NEW DELHI/ISLAMABAD, (Reuters) – India accused Pakistan on Monday of trying to shift blame for the Mumbai attacks and demanded it do more to dismantle militant networks, while a top U.S. commander landed in Islamabad for more talks.
As tension between the nuclear-armed neighbours simmered, Pakistani Prime Minister Yousaf Raza Gilani said the armed forces were fully capable of defending the country and the people would be united if war was imposed.
India and the United States have blamed Pakistan-based militant group Lashkar-e-Taiba (LeT) for last month’s attacks which have provoked a sharp rise in rhetoric between the nuclear-armed neighbours who have fought three wars since 1947.
Pakistan denies any links to the assault on India’s financial heart, which killed 179 people, blaming “non-state actors”, and has promised to cooperate in investigations. However, Pakistan says India has provided no evidence for it to investigate.
“Pakistan’s response so far has demonstrated their earlier tendency to resort to a policy of denial and to seek to deflect and shift the blame and responsibility,” Indian Foreign Minister Pranab Mukherjee said.
Mukherjee reiterated that India was keeping all its options open after the Mumbai attacks, comments the Indian media have widely interpreted to mean that a military response was still possible. Mukherjee said that was not his intent.
Amid the war of words, the Pakistani air force conducted an exercise, causing delay to two civilian flights in the eastern city of Lahore, said Muhammad Latif, a spokesman for Pakistan International Airlines.
A Pakistani air force spokesman would only say the air force had “enhanced its vigilance” in view of the situation.
Gilani said Pakistan’s desire for peaceful coexistence should not be taken as weakness. “However, if war is imposed upon us the whole nation would be united and the armed forces are fully capable of safeguarding and defending the territorial integrity,” Gilani’s office quoted him as telling Pakistan’s high commissioner to India.
On Sunday, Mukherjee said India had given Pakistan specific evidence about who was behind the Mumbai attacks, including intercepted satellite telephone conversations and an account given by the lone surviving gunman, Ajmal Amir Kasab.
A Pakistani spokesman said India had provided no evidence and the only information it was getting was through the media. “We are doing our own investigation but it can go only so far because we do not have anything from the scene of the crime, we do not have anything from India,” said Pakistani Foreign Ministry spokesman Mohammad Sadiq.
The Indian foreign ministry later said it had handed a letter written by Kasab to Pakistan’s acting high commissioner in New Delhi in which Kasab said he and the nine gunmen killed in the siege were all from Pakistan.
Kasab had also asked to meet Pakistani diplomats.
Some Indian analysts said they feared the stridency of the Indian reaction might be painting Pakistan into a corner. “We should have given Pakistan more time and by making the kind of remarks we have made, we have taken away any other option.
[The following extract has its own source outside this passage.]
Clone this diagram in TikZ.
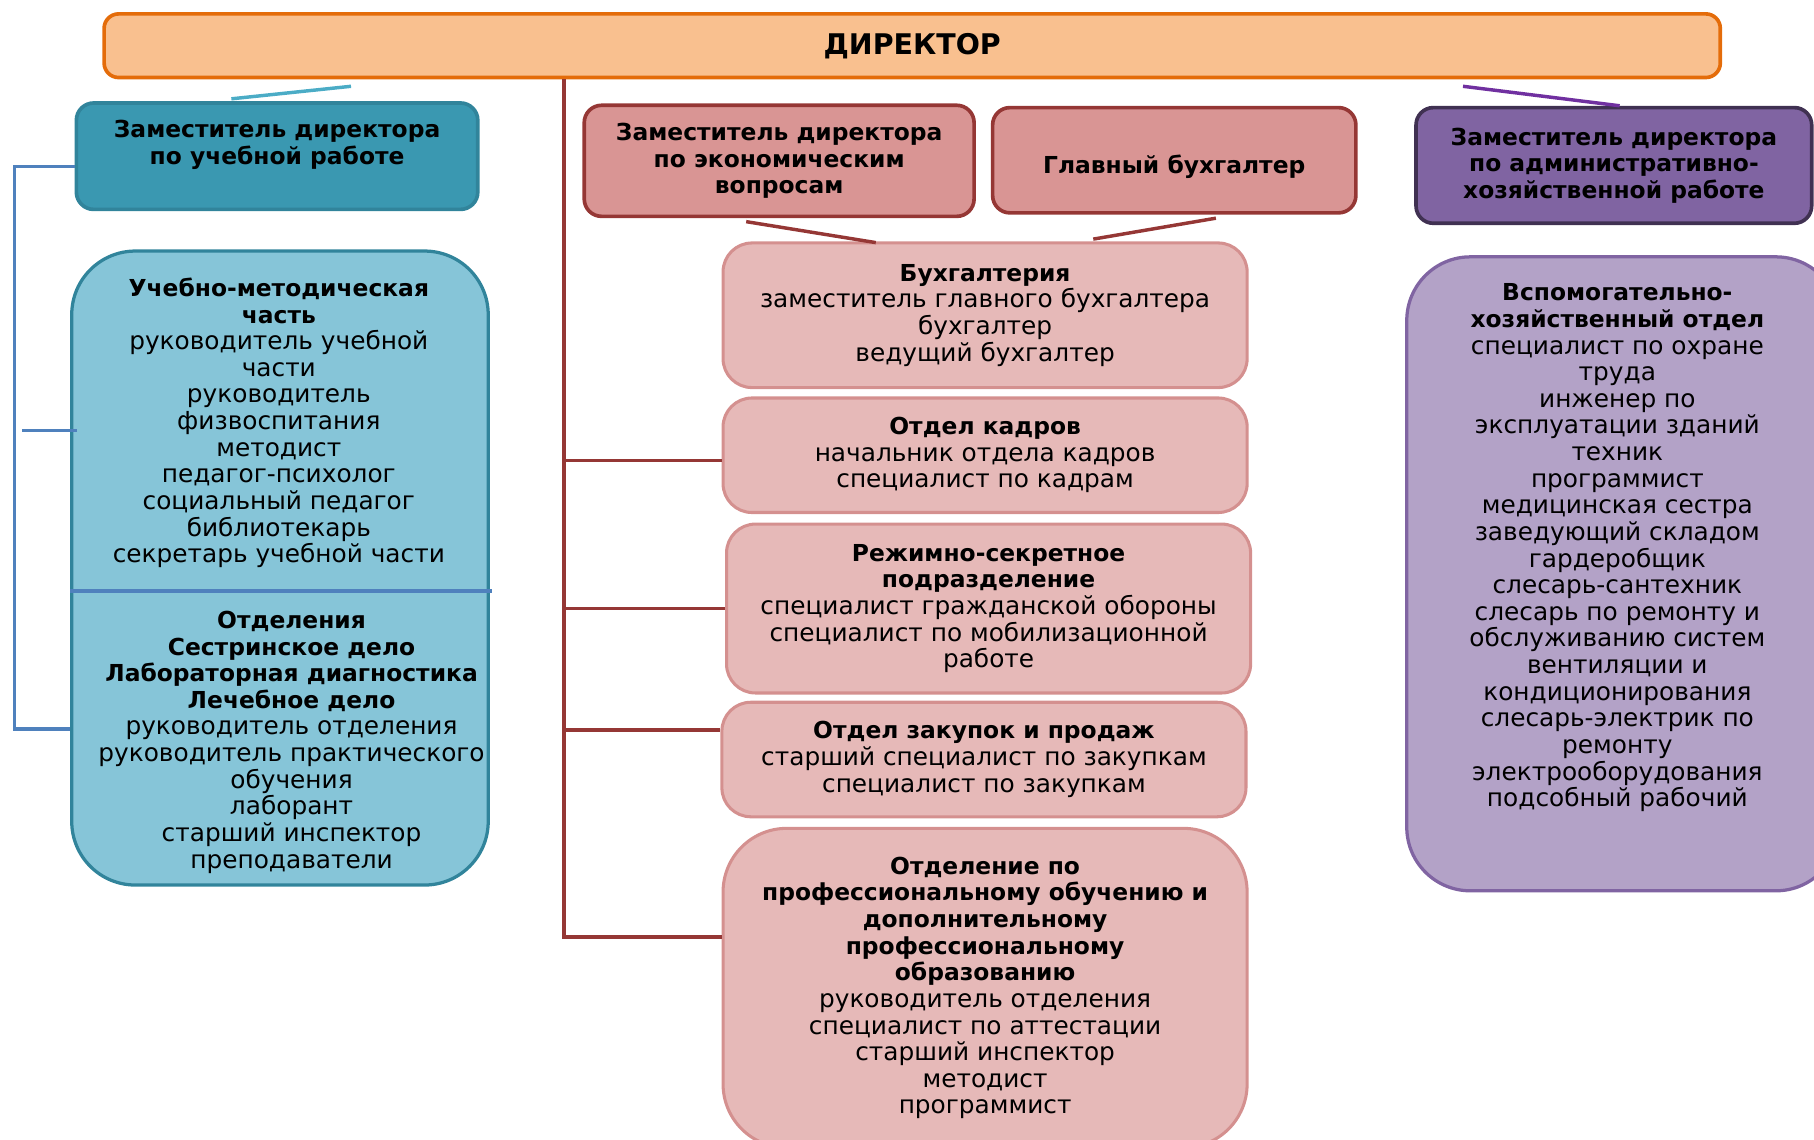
\documentclass[tikz,border=0pt]{standalone}
\usepackage{fontspec}
\setmainfont{DejaVu Sans}
\usetikzlibrary{positioning,calc}
\newlength\upx
\setlength\upx{0.02cm}
\newcommand{\hd}[1]{{\fontsize{11.5}{13.1}\selectfont\bfseries #1}}
\definecolor{dirfill}{HTML}{F9C08F}
\definecolor{dirline}{HTML}{E46C0A}
\definecolor{tealfill}{HTML}{3A98B1}
\definecolor{tealline}{HTML}{31849B}
\definecolor{teallink}{HTML}{4BACC6}
\definecolor{skyfill}{HTML}{86C5D8}
\definecolor{bluelink}{HTML}{4F81BD}
\definecolor{redline}{HTML}{953735}
\definecolor{rosefill}{HTML}{D99594}
\definecolor{pinkfill}{HTML}{E6B9B8}
\definecolor{pinkline}{HTML}{D4908F}
\definecolor{violfill}{HTML}{8064A2}
\definecolor{violline}{HTML}{403152}
\definecolor{viollink}{HTML}{7030A0}
\definecolor{lilacfill}{HTML}{B3A2C7}
\tikzset{
    every node/.style={font=\fontsize{12.2}{13.1}\selectfont, inner sep=0pt},
    dirbox/.style={draw=dirline, fill=dirfill, line width=1.8pt, rounded corners=0.25cm,
        font=\fontsize{14}{17}\selectfont\bfseries},
    headbox/.style={line width=1.8pt, rounded corners=0.3cm, align=center,
        font=\fontsize{11.5}{13.1}\selectfont\bfseries},
    deptbox/.style={draw=pinkline, fill=pinkfill, line width=1.5pt, rounded corners=0.5cm,
        align=center, minimum width=453\upx},
    bigbox/.style={line width=1.6pt, rounded corners=1.1cm, minimum height=548\upx},
    listtext/.style={align=center},
    link/.style={line width=1.7pt}
}

\begin{document}
\begin{tikzpicture}[x=0.02cm, y=-0.02cm]
\clip (0,0) rectangle (1568,985);
% director
\node[dirbox, minimum width=1397\upx, minimum height=55\upx] (dir) at (788.5,39.5) {ДИРЕКТОР};
% deputies
\node[headbox, draw=tealline, fill=tealfill, minimum width=347\upx, minimum height=92\upx] (zamuch) at (239.5,135) {};
\node[listtext, font=\fontsize{11.5}{13.1}\selectfont\bfseries] (zamuchtxt) at (239.5,125) {Заместитель директора\\по учебной работе};
\node[headbox, draw=redline, fill=rosefill, minimum width=337\upx, minimum height=96\upx] (econ) at (673.5,139)
    {Заместитель директора\\по экономическим\\вопросам};
\node[headbox, draw=redline, fill=rosefill, minimum width=314\upx, minimum height=91\upx] (glavbuh) at (1015,138.5)
    {\rule{0pt}{16pt}Главный бухгалтер};
\node[headbox, draw=violline, fill=violfill, minimum width=342\upx, minimum height=100\upx] (zamahr) at (1395,143)
    {Заместитель директора\\по административно-\\хозяйственной работе};
% educational part
\node[bigbox, draw=tealline, fill=skyfill, minimum width=360\upx] (uchmet) at (242,491) {};
\node[listtext] (uchtop) at (241,365.5) {\hd{Учебно-методическая}\\\hd{часть}\\руководитель учебной\\части\\руководитель\\физвоспитания\\методист\\педагог-психолог\\социальный педагог\\библиотекарь\\секретарь учебной части};
\node[listtext] (uchbot) at (252,641.5) {\hd{Отделения}\\\hd{Сестринское дело}\\\hd{Лабораторная диагностика}\\\hd{Лечебное дело}\\руководитель отделения\\руководитель практического\\обучения\\лаборант\\старший инспектор\\преподаватели};
\draw[bluelink, line width=1.7pt] ($(uchmet.west)+(0,20)$) -- ($(uchmet.east)+(2,20)$);
% economic departments
\node[deptbox, minimum height=125\upx] (buh) at (851.5,272.5)
    {\hd{Бухгалтерия}\\заместитель главного бухгалтера\\бухгалтер\\ведущий бухгалтер};
\node[deptbox, minimum height=99\upx] (kadry) at (851.5,393.5)
    {\hd{Отдел кадров}\\начальник отдела кадров\\специалист по кадрам};
\node[deptbox, minimum height=146\upx] (rezhim) at (854.5,526)
    {\hd{Режимно-секретное}\\\hd{подразделение}\\специалист гражданской обороны\\специалист по мобилизационной\\работе};
\node[deptbox, minimum height=99\upx] (zakup) at (850.5,656.5)
    {\hd{Отдел закупок и продаж}\\старший специалист по закупкам\\специалист по закупкам};
\node[deptbox, rounded corners=1.1cm, minimum height=276\upx] (otdprof) at (851.5,854)
    {\hd{Отделение по}\\\hd{профессиональному обучению и}\\\hd{дополнительному}\\\hd{профессиональному}\\\hd{образованию}\\руководитель отделения\\специалист по аттестации\\старший инспектор\\методист\\программист};
% administrative part
\node[bigbox, draw=violfill, fill=lilacfill, minimum width=374\upx] (vspom) at (1403,496) {};
\node[listtext] (vspomtxt) at (1398,473.5) {\hd{Вспомогательно-}\\\hd{хозяйственный отдел}\\специалист по охране\\труда\\инженер по\\эксплуатации зданий\\техник\\программист\\медицинская сестра\\заведующий складом\\гардеробщик\\слесарь-сантехник\\слесарь по ремонту и\\обслуживанию систем\\вентиляции и\\кондиционирования\\слесарь-электрик по\\ремонту\\электрооборудования\\подсобный рабочий};
% connectors
\draw[link, teallink] ($(dir.south west)+(215,6)$) -- ($(zamuch.north)+(-39.5,-2)$);
\draw[link, bluelink] ($(zamuch.west)+(0,9)$) -- ++(-52,0) |- ($(uchmet.west)+(0,139)$);
\draw[link, bluelink] ($(uchmet.west)+(6,-119)$) -- ++(-48,0);
\coordinate (trunk) at ($(dir.south west)+(399,0)$);
\coordinate (kadin) at ($(kadry.west)+(0,4.5)$);
\coordinate (zakin) at ($(zakup.west)+(0,-25.5)$);
\coordinate (otdin) at ($(otdprof.west)+(0,-44)$);
\draw[link, redline] (trunk) -- (trunk |- otdin) -- (otdin);
\draw[link, redline] (trunk |- kadin) -- (kadin);
\draw[link, redline] (trunk |- rezhim.west) -- (rezhim.west);
\draw[link, redline] (trunk |- zakin) -- (zakin);
\draw[link, redline] ($(econ.north)+(-48.5,0)$) -- ($(econ.north)+(-48.5,0)$ |- dir.south);
\draw[link, redline] ($(glavbuh.north)+(36,0)$) -- ($(glavbuh.north)+(36,0)$ |- dir.south);
\draw[link, redline] ($(econ.south)+(-28.5,3)$) -- ($(buh.north)+(-94.5,1)$);
\draw[link, redline] ($(glavbuh.south)+(36,3)$) -- ($(buh.north)+(93.5,-2)$);
\draw[link, viollink] ($(dir.south east)+(-224,6)$) -- ($(zamahr.north)+(5,0)$);
\draw[link, viollink] ($(zamahr.south)+(-23,0)$) -- ($(zamahr.south)+(-23,0)$ |- vspom.north);
\end{tikzpicture}
\end{document}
We have spoken too soon and too loosely,” New Delhi political commentator Prem Shankar Jha told Reuters.
The U.S. Joint Chiefs of Staff chairman, Admiral Mike Mullen, arrived in Pakistan for his second visit since the attacks for talks on “regional issues”, a U.S. embassy spokesman said.
Early this month, Mullen urged Pakistan to investigate all links to Mumbai and to broaden its campaign against militants.
Sadiq said Pakistan was doing everything possible: “We have done more than what is required by the U.N. Security Council.”
A U.N. Security Council committee this month added four Lashkar leaders to a list of people and groups facing sanctions for ties to al Qaeda or the Taliban.
LeT was set up to fight Indian rule in Kashmir and has been linked by U.S. officials and analysts to Pakistan’s powerful Inter-Services Intelligence military spy agency, who they say use it as a tool to destabilise India.
The U.N. sanctions also covered what the committee said was a new alias for Lashkar-e-Taiba — the Jamaat-ud-Dawa (JuD). Lashkar was banned in Pakistan in 2002.
Pakistan has detained scores of militants and shut offices and frozen the assets of the JuD which says it is an Islamic charity with no Lashkar connection.
In response to the attack, India has imposed a “pause” on a nearly five-year old peace process, that had brought better ties, and cancelled a cricket tour of Pakistan.